* RAW DATA
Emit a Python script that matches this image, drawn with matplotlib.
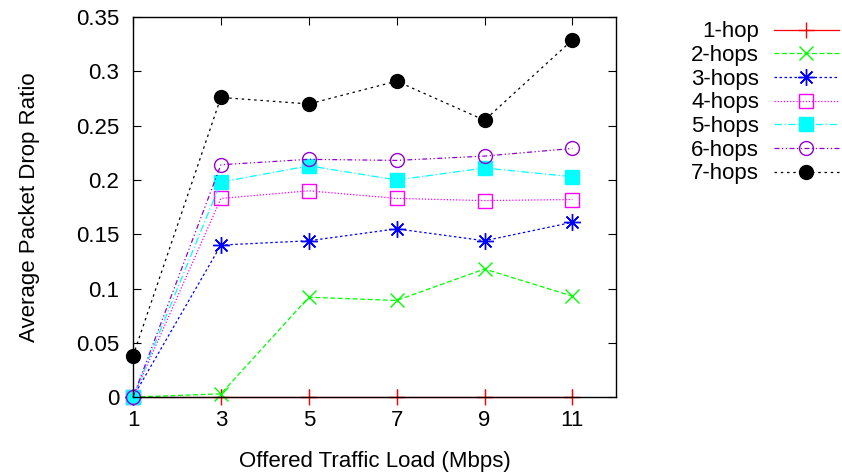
import matplotlib
matplotlib.use("Agg")
import matplotlib.pyplot as plt

# Data
loads = [1, 3, 5, 7, 9, 11]
hop1 = [0, 0, 0, 0, 0, 0]
hop2 = [0, 0.003, 0.092, 0.089, 0.118, 0.093]
hop3 = [0, 0.140, 0.144, 0.155, 0.144, 0.161]
hop4 = [0, 0.183, 0.190, 0.183, 0.181, 0.182]
hop5 = [0, 0.198, 0.213, 0.200, 0.211, 0.203]
hop6 = [0, 0.214, 0.219, 0.218, 0.222, 0.229]
hop7 = [0.038, 0.276, 0.270, 0.291, 0.255, 0.329]
labels = ["1-hop", "2-hops", "3-hops", "4-hops", "5-hops", "6-hops", "7-hops"]

plt.rcParams['font.family'] = ['Liberation Sans', 'DejaVu Sans']

fig = plt.figure(figsize=(8.42, 4.75), dpi=100)
ax = fig.add_axes([0.158, 0.164, 0.574, 0.800])

series = [hop1, hop2, hop3, hop4, hop5, hop6, hop7]
styles = [
    dict(color='#ff0000', ls='-', marker='+', ms=12, mew=1),
    dict(color='#00ff00', ls=(0, (4, 2)), marker='x', ms=10, mew=1),
    dict(color='#0000ff', ls=(0, (2, 2)), marker=(8, 2, 0), ms=12, mew=1),
    dict(color='#ff00ff', ls=(0, (1, 1.5)), marker='s', ms=10, mew=1, mfc='none'),
    dict(color='#00ffff', ls=(0, (6, 2, 1, 2)), marker='s', ms=10, mew=1),
    dict(color='#9400d3', ls=(0, (4, 2, 1, 2, 1, 2)), marker='o', ms=10, mew=1, mfc='none'),
    dict(color='#000000', ls=(0, (2, 3)), marker='o', ms=10, mew=1),
]
for y, lab, st in zip(series, labels, styles):
    ax.plot(loads, y, label=lab, lw=0.9, clip_on=False, **st)

ax.set_xlim(1, 12)
ax.set_ylim(0, 0.35)
ax.set_xticks(loads)
ax.set_xticklabels([str(v) for v in loads])
ax.set_yticks([0, 0.05, 0.1, 0.15, 0.2, 0.25, 0.3, 0.35])
ax.set_yticklabels(['0', '0.05', '0.1', '0.15', '0.2', '0.25', '0.3', '0.35'])
ax.tick_params(direction='in', length=6, width=0.8, top=True, right=True,
               labelsize=16)
ax.tick_params(axis='x', pad=9)
ax.tick_params(axis='y', pad=10)
for sp in ax.spines.values():
    sp.set_linewidth(1)

ax.set_xlabel("Offered Traffic Load (Mbps)", fontsize=16, labelpad=15)
ax.set_ylabel("Average Packet Drop Ratio", fontsize=16, labelpad=26)

ax.legend(loc='upper right', bbox_to_anchor=(0.996, 0.955),
          bbox_transform=fig.transFigure, frameon=False, borderpad=0,
          borderaxespad=0, markerfirst=False, fontsize=16, handlelength=2.9,
          labelspacing=0.12, handletextpad=0.68)

fig.savefig("out.png", dpi=100)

* SET TASK
Leave out the pictures and repeat the lines from the start of the material through the line with "ax = fig.add_axes([0.158, 0.164, 0.574, 0.800])", inclusive.

* ANSWER FOR THE TASK
Emit a Python script that matches this image, drawn with matplotlib.
import matplotlib
matplotlib.use("Agg")
import matplotlib.pyplot as plt

# Data
loads = [1, 3, 5, 7, 9, 11]
hop1 = [0, 0, 0, 0, 0, 0]
hop2 = [0, 0.003, 0.092, 0.089, 0.118, 0.093]
hop3 = [0, 0.140, 0.144, 0.155, 0.144, 0.161]
hop4 = [0, 0.183, 0.190, 0.183, 0.181, 0.182]
hop5 = [0, 0.198, 0.213, 0.200, 0.211, 0.203]
hop6 = [0, 0.214, 0.219, 0.218, 0.222, 0.229]
hop7 = [0.038, 0.276, 0.270, 0.291, 0.255, 0.329]
labels = ["1-hop", "2-hops", "3-hops", "4-hops", "5-hops", "6-hops", "7-hops"]

plt.rcParams['font.family'] = ['Liberation Sans', 'DejaVu Sans']

fig = plt.figure(figsize=(8.42, 4.75), dpi=100)
ax = fig.add_axes([0.158, 0.164, 0.574, 0.800])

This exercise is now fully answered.